● **WRITTEN TASK**
Reproduce the listing exactly, with no pictures in your copy.

^^^^^^^^

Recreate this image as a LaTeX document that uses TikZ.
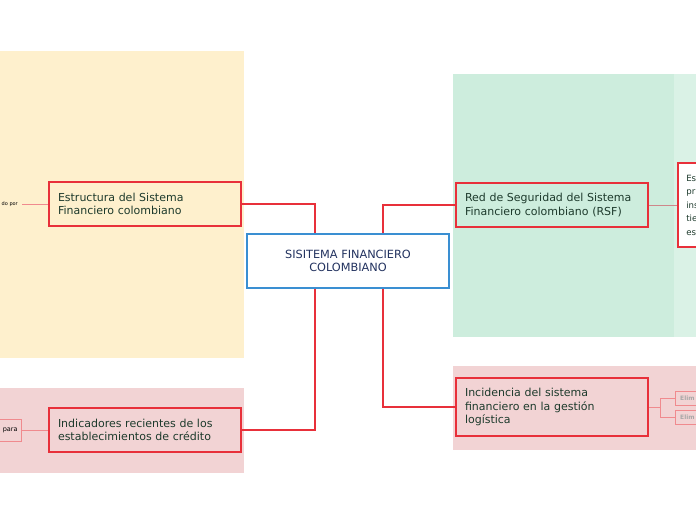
\documentclass[tikz,border=0pt]{standalone}
\usepackage{fontspec}
\setmainfont{DejaVu Sans}
\definecolor{bgyellow}{HTML}{FEF0CD}
\definecolor{bggreen}{HTML}{CDEDDD}
\definecolor{bggreenl}{HTML}{DAF2E6}
\definecolor{bgpink}{HTML}{F2D3D4}
\definecolor{redb}{HTML}{E8303A}
\definecolor{pinkl}{HTML}{F08A8E}
\definecolor{blueb}{HTML}{3A8FD2}
\definecolor{txtg}{HTML}{1D3A2C}
\definecolor{txtb}{HTML}{22325F}
\definecolor{greyt}{HTML}{A8A8A8}
\begin{document}
\begin{tikzpicture}[x=1pt,y=-1pt,
  topic/.style={draw=redb,line width=1.6pt,inner sep=0pt,minimum width=192pt,text width=174pt,align=left,font=\fontsize{11}{13.5}\selectfont,text=txtg},
  centre/.style={draw=blueb,line width=1.6pt,fill=white,inner sep=0pt,minimum width=202pt,minimum height=54pt,align=center,font=\fontsize{11.3}{13.5}\selectfont,text=txtb},
  link/.style={draw=redb,line width=1.1pt},
  thin/.style={draw=pinkl,line width=0.6pt},
  small/.style={draw=pinkl,line width=0.8pt,fill=bgpink,inner sep=1.5pt,font=\fontsize{6}{7}\bfseries\selectfont,text=greyt,anchor=west}]
\useasboundingbox (0,0) rectangle (696,520);
\fill[white] (0,0) rectangle (696,520);
% backgrounds
\fill[bgyellow] (0,51) rectangle (244,358);
\fill[bggreen] (453,74) rectangle (674,337);
\fill[bggreenl] (674,74) rectangle (696,337);
\fill[bgpink] (0,388) rectangle (244,473);
\fill[bgpink] (453,366) rectangle (696,450);
% nodes
\node[centre] (c) at (348,261) {SISITEMA FINANCIERO\\COLOMBIANO};
\node[topic,fill=bgyellow,minimum height=44pt] (lt) at (145,204) {Estructura del Sistema\\Financiero colombiano};
\node[topic,fill=bgpink,minimum height=44pt] (lb) at (145,430) {Indicadores recientes de los\\establecimientos de crédito};
\node[topic,fill=bggreen,minimum height=44pt] (rt) at (552,205) {Red de Seguridad del Sistema\\Financiero colombiano (RSF)};
\node[topic,fill=bgpink,minimum height=58pt] (rb) at (552,407) {Incidencia del sistema\\financiero en la gestión\\logística};
\node[draw=redb,line width=1.6pt,fill=white,anchor=west,minimum height=84pt,minimum width=40pt,inner sep=0pt,text width=40pt,align=left,font=\fontsize{8.6}{13.5}\selectfont,text=txtg] (rf) at (677,205) {\hspace*{8.5pt}Es\\\hspace*{8.5pt}pr\\\hspace*{8.5pt}ins\\\hspace*{8.5pt}tie\\\hspace*{8.5pt}es};
% small left nodes
\node[anchor=east,inner sep=0pt,font=\fontsize{5}{6}\selectfont,text=black] (ls) at (18,204) {do por};
\coordinate (lsr) at (22,204);
\node[small,anchor=east,font=\fontsize{6.5}{8}\selectfont,text=black,inner sep=0pt,minimum height=22pt,text width=22pt,align=right] (lp) at (22,430) {para\hspace*{4pt}};
% small right nodes
\node[small,minimum width=24pt,minimum height=14pt] (e1) at (675,398) {Elim};
\node[small,minimum width=24pt,minimum height=14pt] (e2) at (675,417) {Elim};
% connectors
\draw[link] (c.north -| 315,0) -- (315,204) -- (lt.east);
\draw[link] (c.south -| 315,0) -- (315,430) -- (lb.east);
\draw[link] (c.north -| 383,0) -- (383,205) -- (rt.west);
\draw[link] (c.south -| 383,0) -- (383,407) -- (rb.west);
\draw[thin,draw=pinkl!70!gray] (rt.east) -- (rf.west);
\draw[thin] (lsr) -- (lt.west);
\draw[thin] (lp.east) -- (lb.west);
\draw[thin,line width=1pt] (rb.east) -- (660,407);
\draw[thin,line width=1pt] (660,398) -- (660,417);
\draw[thin,line width=1pt] (660,398) -- (e1.west);
\draw[thin,line width=1pt] (660,417) -- (e2.west);
\end{tikzpicture}
\end{document}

^^^^^^^^

● **COMPLETED EXERCISE**
Recreate this image as a LaTeX document that uses TikZ.
\documentclass[tikz,border=0pt]{standalone}
\usepackage{fontspec}
\setmainfont{DejaVu Sans}
\definecolor{bgyellow}{HTML}{FEF0CD}
\definecolor{bggreen}{HTML}{CDEDDD}
\definecolor{bggreenl}{HTML}{DAF2E6}
\definecolor{bgpink}{HTML}{F2D3D4}
\definecolor{redb}{HTML}{E8303A}
\definecolor{pinkl}{HTML}{F08A8E}
\definecolor{blueb}{HTML}{3A8FD2}
\definecolor{txtg}{HTML}{1D3A2C}
\definecolor{txtb}{HTML}{22325F}
\definecolor{greyt}{HTML}{A8A8A8}
\begin{document}
\begin{tikzpicture}[x=1pt,y=-1pt,
  topic/.style={draw=redb,line width=1.6pt,inner sep=0pt,minimum width=192pt,text width=174pt,align=left,font=\fontsize{11}{13.5}\selectfont,text=txtg},
  centre/.style={draw=blueb,line width=1.6pt,fill=white,inner sep=0pt,minimum width=202pt,minimum height=54pt,align=center,font=\fontsize{11.3}{13.5}\selectfont,text=txtb},
  link/.style={draw=redb,line width=1.1pt},
  thin/.style={draw=pinkl,line width=0.6pt},
  small/.style={draw=pinkl,line width=0.8pt,fill=bgpink,inner sep=1.5pt,font=\fontsize{6}{7}\bfseries\selectfont,text=greyt,anchor=west}]
\useasboundingbox (0,0) rectangle (696,520);
\fill[white] (0,0) rectangle (696,520);
% backgrounds
\fill[bgyellow] (0,51) rectangle (244,358);
\fill[bggreen] (453,74) rectangle (674,337);
\fill[bggreenl] (674,74) rectangle (696,337);
\fill[bgpink] (0,388) rectangle (244,473);
\fill[bgpink] (453,366) rectangle (696,450);
% nodes
\node[centre] (c) at (348,261) {SISITEMA FINANCIERO\\COLOMBIANO};
\node[topic,fill=bgyellow,minimum height=44pt] (lt) at (145,204) {Estructura del Sistema\\Financiero colombiano};
\node[topic,fill=bgpink,minimum height=44pt] (lb) at (145,430) {Indicadores recientes de los\\establecimientos de crédito};
\node[topic,fill=bggreen,minimum height=44pt] (rt) at (552,205) {Red de Seguridad del Sistema\\Financiero colombiano (RSF)};
\node[topic,fill=bgpink,minimum height=58pt] (rb) at (552,407) {Incidencia del sistema\\financiero en la gestión\\logística};
\node[draw=redb,line width=1.6pt,fill=white,anchor=west,minimum height=84pt,minimum width=40pt,inner sep=0pt,text width=40pt,align=left,font=\fontsize{8.6}{13.5}\selectfont,text=txtg] (rf) at (677,205) {\hspace*{8.5pt}Es\\\hspace*{8.5pt}pr\\\hspace*{8.5pt}ins\\\hspace*{8.5pt}tie\\\hspace*{8.5pt}es};
% small left nodes
\node[anchor=east,inner sep=0pt,font=\fontsize{5}{6}\selectfont,text=black] (ls) at (18,204) {do por};
\coordinate (lsr) at (22,204);
\node[small,anchor=east,font=\fontsize{6.5}{8}\selectfont,text=black,inner sep=0pt,minimum height=22pt,text width=22pt,align=right] (lp) at (22,430) {para\hspace*{4pt}};
% small right nodes
\node[small,minimum width=24pt,minimum height=14pt] (e1) at (675,398) {Elim};
\node[small,minimum width=24pt,minimum height=14pt] (e2) at (675,417) {Elim};
% connectors
\draw[link] (c.north -| 315,0) -- (315,204) -- (lt.east);
\draw[link] (c.south -| 315,0) -- (315,430) -- (lb.east);
\draw[link] (c.north -| 383,0) -- (383,205) -- (rt.west);
\draw[link] (c.south -| 383,0) -- (383,407) -- (rb.west);
\draw[thin,draw=pinkl!70!gray] (rt.east) -- (rf.west);
\draw[thin] (lsr) -- (lt.west);
\draw[thin] (lp.east) -- (lb.west);
\draw[thin,line width=1pt] (rb.east) -- (660,407);
\draw[thin,line width=1pt] (660,398) -- (660,417);
\draw[thin,line width=1pt] (660,398) -- (e1.west);
\draw[thin,line width=1pt] (660,417) -- (e2.west);
\end{tikzpicture}
\end{document}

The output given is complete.